5. Romanesque and Gothic

With the decline of the great classical civilizations, the first coherent artistic style to emerge was the Romanesque, which was established by the mid-eleventh century. Formed of an eclectic combination of Roman, Moorish, Byzantine and Carolingian traits, the style manifests itself primarily in the architecture of Christian churches that were then proliferating, and in the sculptures and wall paintings adorning them, and the illuminated books housed in them.
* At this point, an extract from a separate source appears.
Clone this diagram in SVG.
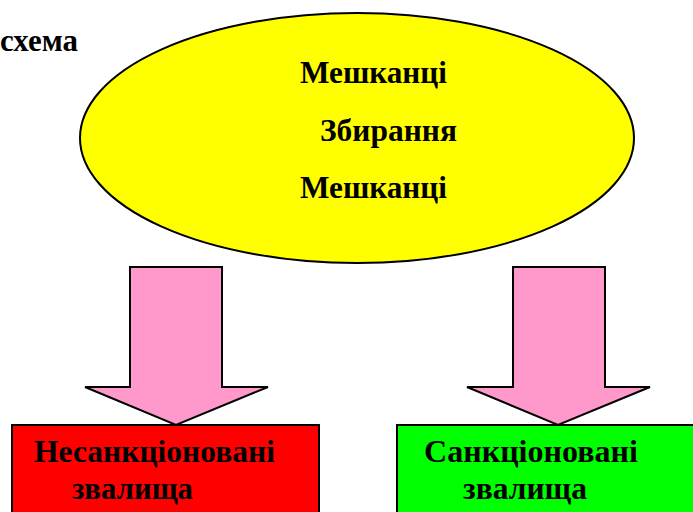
<svg xmlns="http://www.w3.org/2000/svg" width="693" height="512" viewBox="0 0 693 512">
  <style>
    .lbl { font-family: "Liberation Serif", "Times New Roman", serif; font-weight: bold; font-size: 31px; fill: #000; }
    .arrow { fill: #FF99CC; stroke: #000; stroke-width: 2; stroke-linejoin: miter; }
    .box { stroke: #000; stroke-width: 2; }
  </style>
  <rect width="693" height="512" fill="#fff"/>

  <text class="lbl" x="0" y="51" textLength="78" lengthAdjust="spacingAndGlyphs" style="font-size:32px">схема</text>

  <g id="source">
    <ellipse cx="357" cy="138" rx="277" ry="125" fill="#FFFF00" stroke="#000" stroke-width="2"/>
    <text class="lbl" x="300" y="83" textLength="147" lengthAdjust="spacingAndGlyphs">Мешканці</text>
    <text class="lbl" x="320" y="141" textLength="137" lengthAdjust="spacingAndGlyphs">Збирання</text>
    <text class="lbl" x="300" y="198" textLength="147" lengthAdjust="spacingAndGlyphs">Мешканці</text>
  </g>

  <g id="connectors">
    <path class="arrow" d="M130,267 H222 V387 H268 L176,425 L85,387 H130 Z"/>
    <path class="arrow" d="M513,267 H605 V387 H650 L558,425 L467,387 H513 Z"/>
  </g>

  <g id="unsanctioned">
    <rect class="box" x="12" y="425" width="307" height="100" fill="#FF0000"/>
    <text class="lbl" x="34" y="462" textLength="241" lengthAdjust="spacingAndGlyphs">Несанкціоновані</text>
    <text class="lbl" x="72" y="499" textLength="121" lengthAdjust="spacingAndGlyphs">звалища</text>
  </g>

  <g id="sanctioned">
    <rect class="box" x="397" y="425" width="310" height="100" fill="#00FF00"/>
    <text class="lbl" x="424" y="462" textLength="214" lengthAdjust="spacingAndGlyphs">Санкціоновані</text>
    <text class="lbl" x="463" y="499" textLength="124" lengthAdjust="spacingAndGlyphs">звалища</text>
  </g>
</svg>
Typical of Romanesque architecture is the rounded arch supported on plain pillars, while carvings are robust, sometimes humorous, sometimes grotesque. By the middle of the twelfth century, increasingly elongated, slender forms and intricate, refined structures were developing in both architecture and in depictions of the figure. The term Gothic, to describe these tendencies, was introduced during the Renaissance, and denoted disapproval of a style supposedly resulting from the destruction of classical art by the Goths' defeat of the Romans. However the Gothic period was itself an artistic golden age, producing, among much else, cathedrals of newly spectacular height and beauty through the deployment of the pointed Gothic arch and the flying buttress. Such developments in turn stimulated the refinement of stained glass. The Romantic movement and artists and architects of the Victorian period harked back to the time, creating a Gothic revival that aspired to spiritual mystery and intensity.